Tuesday, January 1, 2013

A Change of Focus

Oh hey there blog, you're still around?

It's New Years!  Hooray!  Odd, a holiday I've never really understood or seen much cause to celebrate seems to be a pretty big deal here in France.  The streets are more clear today than they were on Christmas.  Text messages have been rolling in all day long with well wishes for 2013.  So let's celebrate!

Yesterday morning I sat down with my Bible to read and pray.  Where to start?  In the middle of a French reading plan but on break I was at that moment of not knowing exactly where to turn.  A wise man once impressed upon me the importance of Psalm 27:4, and suddenly I felt the need to turn there again.

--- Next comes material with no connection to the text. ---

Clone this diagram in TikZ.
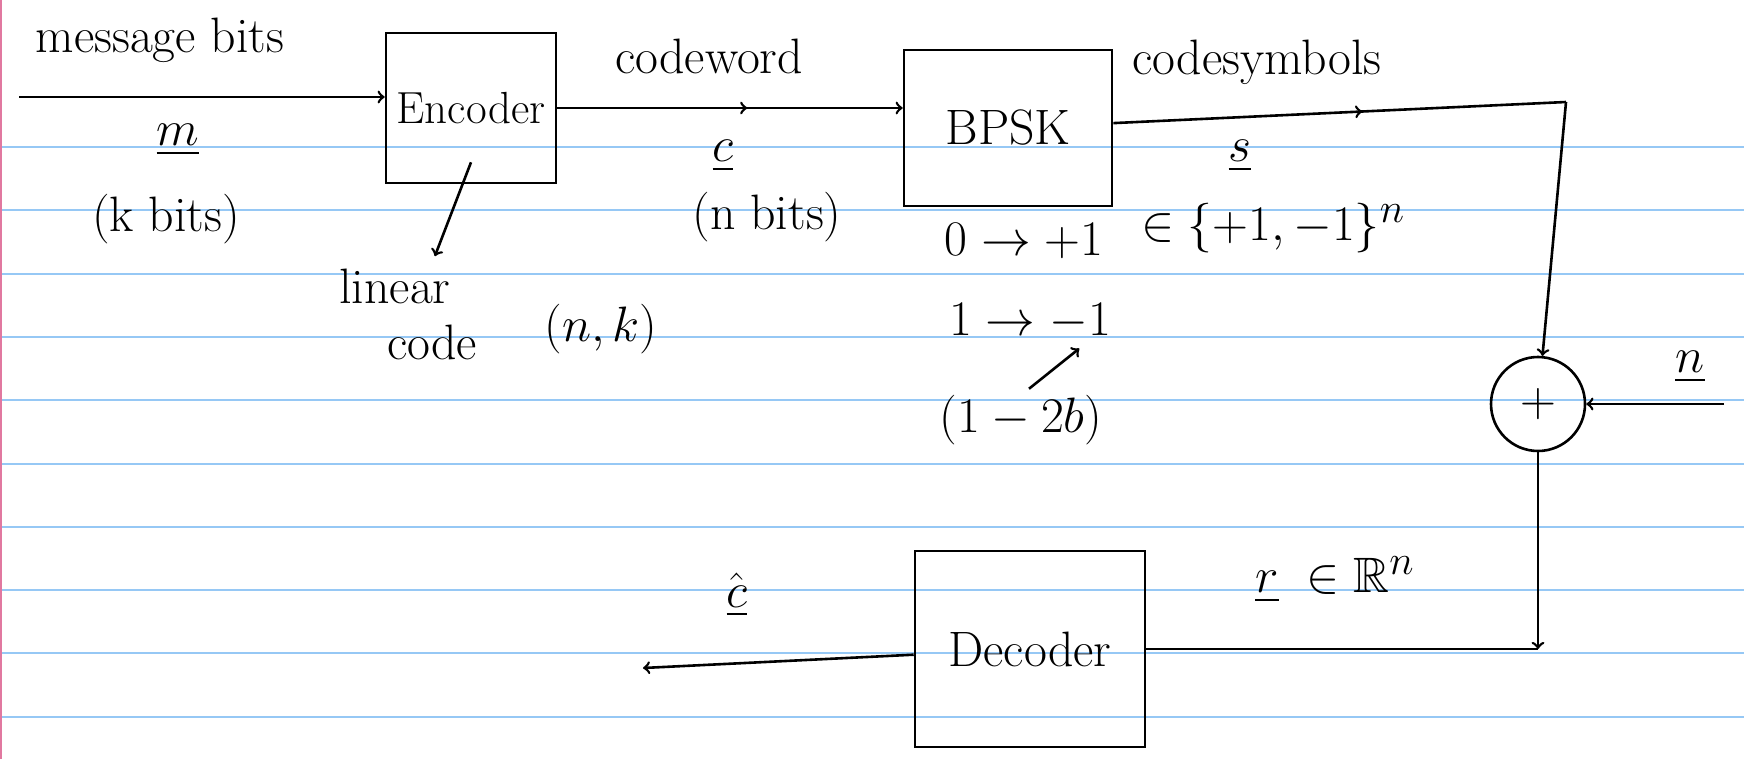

"One thing I ask from the Lord,
    this only do I seek:
that I may dwell in the house of the Lord
    all the days of my life,
to gaze on the beauty of the Lord
    and to seek him in his temple."

And in reading a familiar verse again, I knew exactly what I want my life to look like throughout 2013. In a world of multi-tasking, multiple degrees, accomplishments, hats, and titles, I would like one simple thing to define my life this year (and forever?).  Dwell in the house of the Lord, seeking Him and Him alone.

I remember vividly back in my university days common challenges issued by passionate speakers concerning sacrifice, commitment, and idols.  Am I willing to forsake all for the cause of Christ?  Do I have any idols in my life?  Is there anything that I would not be willing to part with?  At the time, I remember fighting with guilt over aspects of my life, even if generally good, that I simply didn't feel I could part with.  Then I eventually came to a point where I thought I could give up anything, if God asked, but that didn't mean I wanted to.

You know, as I age, I find the whole spectrum changing.  I don't feel guilt much anymore regarding the pleasures of my life.  There are things I simply enjoy doing, and many of them I believe God created and placed out there for us to enjoy.  I love hiking in His creation or soaking up the sun from a finely trimmed fairway.  I gain energy from parties with friends or time in a music studio.  But I am now finding that I actually enjoy more the time I spend at the feet of the Father in worship, or walking the streets in prayer more than the other stuff of life that I've always loved.  As I pour into Him, a lot more is slipping away.

Until I forget how much I enjoy that time with Him, that is.  Which seems to happen about every 3 days and then takes a week(s) to remember again.

I pray this year that I'll forget less, and habitual dwelling in His house will begin.